What Samuel Taylor Coleridge has done with The Rime of the Ancient Mariner is to develop an Eighteenth-Century Romantic idea of Mysticism through his poetry.  Throughout the text of this poem, we find examples - parallels of Sufic methods of teaching.  The Rime of the Ancient Mariner acts as an extended metaphor for the act of living and teaching which has been utilized by Sufi mystics seeking to impact mankind directly by appealing to both conscious and unconscious thought processes.  Coleridge succeeded in showing that Western Literature is quite capable of operating on higher planes by sharing the ideas and techniques of the Sufi mystics.  By focusing on the imagery and importance of birds, specifically the Albatross, and by manipulating the common theme of the pilgrimage to theorize that Love is the highest and most blessed state human beings may seek, Coleridge has impacted Western thought significantly.  His Ancient Mariner exists in the halls and minds of the West, as a proof of sorts – not that his work is influenced by the Sufis, but that mankind is aware of things beyond objective reality which shape and mold our lives.  


Works Cited



Attar, Farid ud-Din. The Conference of the Birds. Trans. S.C. Nott. Ed. Delian Bower. London: Continuum, 2000.

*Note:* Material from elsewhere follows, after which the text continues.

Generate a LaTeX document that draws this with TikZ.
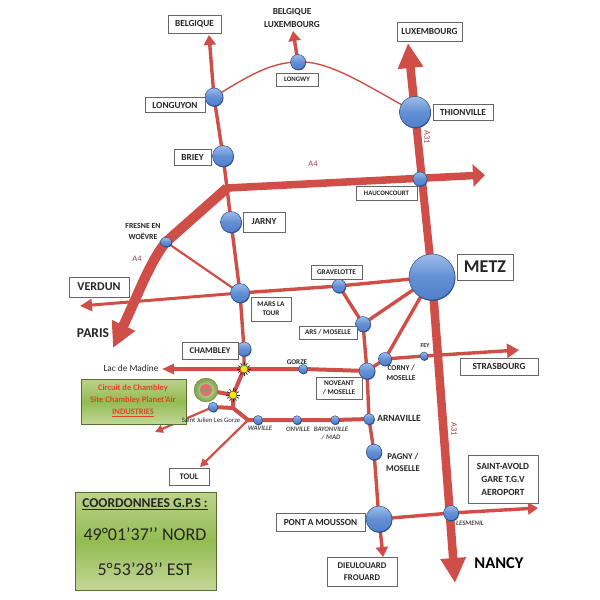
\documentclass[tikz,border=0pt]{standalone}
\usepackage{fontspec}
\setmainfont{Carlito}
\usetikzlibrary{arrows.meta,shadows,calc,shapes.geometric}
\pgfdeclarelayer{roads}
\pgfsetlayers{roads,main}
\definecolor{road}{HTML}{CF4F48}
\definecolor{roadtxt}{HTML}{A04A55}
\definecolor{ballA}{HTML}{9DBDEA}
\definecolor{ballB}{HTML}{4F80CC}
\definecolor{ballE}{HTML}{2F4F86}
\definecolor{greenA}{HTML}{BDD28C}
\definecolor{greenB}{HTML}{93BC52}
\definecolor{circtxt}{HTML}{E0452A}
\tikzset{
 x=1pt,y=-1pt,
 roadline/.style={draw=road,line cap=butt,line join=round},
 hair road/.style={roadline,line width=1.4pt},
 thin road/.style={roadline,line width=2.2pt},
 mid road/.style={roadline,line width=3.4pt},
 wide road/.style={roadline,line width=8.5pt},
 smalltip/.style={-{Triangle[length=10pt,width=12pt]}},
 midtip/.style={-{Triangle[length=12pt,width=14pt]}},
 lefttip/.style={-{Triangle[length=12pt,width=10pt]}},
 bigtip/.style={-{Triangle[length=25pt,width=24pt]}},
 ball/.style={circle,inner sep=0pt,minimum size=#1,draw=ballE,line width=.5pt,
   top color=ballA,bottom color=ballB,middle color=ballB!75!ballA,
   general shadow={shadow xshift=.5pt,shadow yshift=-.9pt,fill=ballE}},
 labelbox/.style={draw=black!60,fill=white,line width=.8pt,font=\bfseries\fontsize{9.3}{12}\selectfont,
   inner sep=0pt,align=center,text=black!85,minimum width=#1},
 labelbox/.default=0pt,
 smallbox/.style={labelbox=#1,font=\bfseries\fontsize{7.2}{9}\selectfont},
 smallbox/.default=0pt,
 plain/.style={font=\bfseries\fontsize{9.2}{13}\selectfont,align=center,text=black!85,inner sep=0pt},
 small/.style={font=\bfseries\fontsize{7.8}{11}\selectfont,align=center,text=black!85,inner sep=0pt},
 tinyit/.style={font=\bfseries\itshape\fontsize{6.8}{8}\selectfont,align=center,text=black!70,inner sep=0pt},
 roadname/.style={font=\fontsize{8.5}{10}\selectfont,text=roadtxt,inner sep=0pt},
 sunball/.style={circle,fill=yellow!95!black,draw=black!80,line width=.4pt,minimum size=8pt,inner sep=0pt},
 ray/.style={draw=black!85,line width=.7pt},
 greenbox/.style={draw=greenB!60!black,line width=.4pt,rectangle,
   top color=greenA,bottom color=greenA!90!white,middle color=greenB,inner sep=0pt,
   general shadow={shadow xshift=.5pt,shadow yshift=-1.2pt,fill=black!55!green!60!black}},
 circtext/.style={font=\bfseries\fontsize{8.4}{10}\selectfont,text=circtxt,inner sep=0pt},
 gpstext/.style={font=\fontsize{18}{21}\selectfont,text=black!85,inner sep=0pt}
}
\begin{document}
\begin{tikzpicture}
\useasboundingbox (0,0) rectangle (600,600);
\begin{pgfonlayer}{roads}
\fill[white] (0,0) rectangle (600,600);
\end{pgfonlayer}
% free ends
\coordinate (belE) at (209,35);
\coordinate (blxE) at (293,31);
\coordinate (luxE) at (408,43);
\coordinate (a4E) at (485,175);
\coordinate (nancyE) at (455,583);
\coordinate (parisE) at (113,348);
\coordinate (a4J) at (227,188);
\coordinate (verW) at (80,306);
\coordinate (madE) at (162,369);
\coordinate (straE) at (519,350);
\coordinate (saintE) at (538,508);
\coordinate (dieuE) at (383,557);
\coordinate (toulE) at (200,467);
\coordinate (jn1) at (233,408);
\coordinate (jn2) at (248,420);
\coordinate (swW) at (155,432);
% balls
\node[ball=46pt] (metz) at (432,277) {};
\node[ball=31pt] (thion) at (415,112) {};
\node[ball=14pt] (haucon) at (420,179) {};
\node[ball=15pt] (longwy) at (298,62) {};
\node[ball=18pt] (longuyon) at (214,97) {};
\node[ball=21pt] (briey) at (223,156) {};
\node[ball=21pt] (jarny) at (231,222) {};
\node[ball=9pt,ellipse,minimum width=12pt,minimum height=9pt] (fresne) at (166,242) {};
\node[ball=19pt] (marsla) at (240,293) {};
\node[ball=13.5pt] (grav) at (339,286) {};
\node[ball=15pt] (ars) at (363,324) {};
\node[ball=14pt] (chambley) at (244,349) {};
\node[ball=9pt] (gorze) at (303,369) {};
\node[ball=16pt] (novel) at (367,371) {};
\node[ball=13pt] (corny) at (385,359) {};
\node[ball=8pt] (fey) at (424,356) {};
\node[ball=11pt] (arna) at (369,419) {};
\node[ball=8.5pt] (bayon) at (335,420) {};
\node[ball=8.5pt] (onv) at (297,420) {};
\node[ball=9pt] (wav) at (258,420) {};
\node[ball=9.5pt] (saintj) at (213,407) {};
\node[ball=15.5pt] (pagny) at (374,452) {};
\node[ball=26pt] (pam) at (379,519) {};
\node[ball=15pt] (lesm) at (451,513) {};
\node[sunball] (sunA) at (244,369) {};
\node[sunball] (sunB) at (233,395) {};
\foreach \s in {sunA,sunB}
  \foreach \a in {0,30,...,330}
    \draw[ray] ($(\s)+(\a:4.2)$) -- ($(\s)+(\a:6.8)$);
% circuit disc
\node[circle,minimum size=24pt,inner sep=0pt,inner color=greenA!50!white,outer color=greenB!85!black,draw=greenB!70!black,line width=.3pt] (disc) at (206,390) {};
\node[circle,minimum size=12pt,inner sep=0pt,fill=road!80!white] (discin) at (206,390) {};
\draw[black!45,line width=.7pt] (discin.west) -- (discin.east);
% labels
\node[labelbox=53pt,minimum height=18pt] (lbel) at (194.5,24) {BELGIQUE};
\node[plain] (lblx) at (292,18.5) {BELGIQUE\\LUXEMBOURG};
\node[labelbox=65pt,minimum height=19pt] (llux) at (429.5,31.5) {LUXEMBOURG};
\node[smallbox=42pt,minimum height=13pt,font=\bfseries\fontsize{6.8}{8}\selectfont] (llgw) at (297,79.5) {LONGWY};
\node[labelbox=60pt,minimum height=15pt] (llgy) at (175,105) {LONGUYON};
\node[labelbox=60pt,minimum height=16pt] (lthi) at (463,112.5) {THIONVILLE};
\node[labelbox=37pt,minimum height=16pt] (lbri) at (192.5,157.5) {BRIEY};
\node[smallbox=61pt,minimum height=14pt,font=\bfseries\fontsize{6.8}{8}\selectfont] (lhau) at (386.5,193) {HAUCONCOURT};
\node[labelbox=42pt,minimum height=20pt] (ljar) at (264,222) {JARNY};
\node[small] (lfre) at (143,231) {FRESNE EN\\WOËVRE};
\node[labelbox=60pt,minimum height=20pt,font=\bfseries\fontsize{12}{14}\selectfont] (lver) at (99,287) {VERDUN};
\node[plain,font=\bfseries\fontsize{13.5}{15}\selectfont] (lpar) at (93,333) {PARIS};
\node[smallbox=40pt,minimum height=24pt] (lmar) at (271,309) {MARS LA\\TOUR};
\node[labelbox=56pt,minimum height=17pt,font=\bfseries\fontsize{8.8}{10}\selectfont] (lcha) at (210,350.5) {CHAMBLEY};
\node[smallbox=51pt,minimum height=14pt] (lgra) at (336.5,272) {GRAVELOTTE};
\node[smallbox=58pt,minimum height=13pt] (lars) at (328,332.5) {ARS / MOSELLE};
\node[labelbox=56pt,minimum height=26pt,font=\bfseries\fontsize{18}{21}\selectfont] (lmet) at (485,267) {METZ};
\node[smallbox=46pt,minimum height=22pt] (lnov) at (339,388) {NOVEANT\\/ MOSELLE};
\node[small,font=\bfseries\fontsize{7.5}{10}\selectfont] (lcor) at (401,373) {CORNY /\\MOSELLE};
\node[small,font=\bfseries\fontsize{6}{7}\selectfont] (lfey) at (425,346) {FEY};
\node[small,font=\bfseries\fontsize{7.2}{8}\selectfont] (lgor) at (297,362) {GORZE};
\node[labelbox=78pt,minimum height=17pt] (lstr) at (499,366.5) {STRASBOURG};
\node[plain,font=\bfseries\fontsize{9.5}{11}\selectfont] (larn) at (399,418) {ARNAVILLE};
\node[tinyit] (lwav) at (260,428) {WAVILLE};
\node[tinyit] (lonv) at (298,429) {ONVILLE};
\node[tinyit] (lbay) at (331,433) {BAYONVILLE\\/ MAD};
\node[inner sep=0pt,font=\fontsize{9.3}{11}\selectfont,text=black!85] (lmad) at (131,368) {Lac de Madine};
\node[plain,font=\bfseries\fontsize{8.8}{12}\selectfont] (lpag) at (403,462) {PAGNY /\\MOSELLE};
\node[labelbox=89pt,minimum height=18pt] (lpam) at (320.5,522) {PONT A MOUSSON};
\node[labelbox=70pt,minimum height=29pt,font=\bfseries\fontsize{8.8}{12}\selectfont] (ldie) at (362,571.5) {DIEULOUARD\\FROUARD};
\node[labelbox=70pt,minimum height=48pt,font=\bfseries\fontsize{9.4}{13}\selectfont] (lsav) at (503,479) {SAINT-AVOLD\\GARE T.G.V\\AEROPORT};
\node[tinyit] (lles) at (470,523) {LESMENIL};
\node[plain,font=\bfseries\fontsize{16.5}{18}\selectfont,text=black] (lnan) at (499,563) {NANCY};
\node[labelbox=40pt,minimum height=17pt,font=\bfseries\fontsize{8.5}{10}\selectfont] (ltou) at (189,476.5) {TOUL};
\node[roadname] (ra4a) at (313,164) {A4};
\node[roadname] (ra4b) at (137,259) {A4};
\node[roadname,rotate=-90] (ra31a) at (427,137) {A31};
\node[roadname,rotate=-90] (ra31b) at (454,429) {A31};
% green boxes
\node[greenbox,minimum width=105pt,minimum height=45pt] (circ) at (133.5,401.5) {};
\node[circtext] (ctA) at (133,388) {Circuit de Chambley};
\node[circtext] (ctB) at (133,400) {Site Chambley Planet'Air};
\node[circtext] (ctC) at (133,413) {\underline{INDUSTRIES}};
\node[inner sep=0pt,font=\fontsize{6.7}{8}\selectfont,text=black!85] (lsai) at (211,420) {Saint Julien Les Gorze};
\node[greenbox,minimum width=141pt,minimum height=98pt] (gps) at (145.5,541) {};
\node[inner sep=0pt,font=\bfseries\fontsize{13.5}{16}\selectfont,text=black!85] (gpA) at (145,504) {\underline{COORDONNEES G.P.S :}};
\node[gpstext] (gpB) at (145,534) {49°01’37’’ NORD};
\node[gpstext] (gpC) at (145,569) {5°53’28’’ EST};
% roads
\begin{pgfonlayer}{roads}
\draw[wide road,bigtip] (thion.center) -- (luxE);
\draw[wide road,line width=8pt] (thion.center) -- (metz.center);
\draw[wide road,bigtip] (metz.center) -- (nancyE);
\draw[wide road,line width=7.5pt,-{Triangle[length=12pt,width=22pt]}] (a4J) -- (a4E);
\draw[wide road,line width=10pt,bigtip] (a4J) -- (fresne.center) .. controls (150,262) and (140,290) .. (parisE);
\draw[mid road,line width=3pt,-{Triangle[length=12pt,width=12pt]}] (marsla.center) -- (verW);
\draw[mid road] (marsla.center) -- (grav.center) -- (metz.center);
\draw[mid road,smalltip] (a4J) -- (briey.center) -- (longuyon.center) -- (belE);
\draw[mid road] (a4J) -- (jarny.center) -- (marsla.center) -- (chambley.center) -- (sunA.center);
\draw[thin road] (fresne.center) -- (marsla.center);
\draw[hair road] (longuyon.center) .. controls (245,78) and (270,62) .. (longwy.center)
   .. controls (330,60) and (370,88) .. (thion.center);
\draw[mid road,smalltip] (longwy.center) -- (blxE);
\draw[mid road] (grav.center) -- (ars.center) -- (metz.center);
\draw[mid road] (ars.center) -- (novel.center) -- (arna.center) -- (pagny.center) -- (pam.center);
\draw[mid road] (corny.center) -- (metz.center);
\draw[mid road] (novel.center) -- (corny.center);
\draw[mid road,midtip] (corny.center) -- (fey.center) -- (straE);
\draw[mid road,line width=4pt,lefttip] (novel.center) -- (gorze.center) -- (sunA.center) -- (madE);
\draw[mid road,line width=4pt] (sunA.center) -- (sunB.center) -- (jn1) -- (jn2) -- (wav.center) -- (onv.center) -- (bayon.center) -- (arna.center);
\draw[mid road,line width=4pt] (sunB.center) -- (disc.center);
\draw[mid road,line width=4pt] (jn1) -- (saintj.center);
\draw[thin road,-{Triangle[length=8pt,width=8pt]}] (saintj.center) -- (swW);
\draw[thin road,-{Triangle[length=8pt,width=8pt]}] (jn2) -- (toulE);
\draw[mid road,smalltip] (pam.center) -- (dieuE);
\draw[mid road,smalltip] (pam.center) -- (lesm.center) -- (saintE);
\end{pgfonlayer}
\end{tikzpicture}
\end{document}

Coleridge, Samuel Taylor. The Rhyme of the Ancient Mariner. Ed. Martin Wallen. New York:  Station Hill Literary Editions, 1993.

Hazlitt, William.  “My First Acquaintance With Poets.” The Essays of Blupete. Ed. Peter Landry. 2001. 9 April 2003

Rumi, Jalaluddin.  Mathnawi. The Essential Rumi. Trans. Coleman Barks. Ed. John Moyne. A.J. Arberry. Reynold Nicholson. New Jersey: Castle Books, 1997.

Shah, Idries.  The Sufis. London:  Octagon Press, 1977.

Wallen, Martin.  Coleridge’s Ancient Mariner: An Experimental Edition of Texts and Revisions 1798-1828. New York:  Station Hill Literary Editions, 1993.

Wilkins, William.  Letter to Reverend Samuel Vince.  17 April 1794.  Philosophical Transactions Of The Royal Society Of London, Vol.84.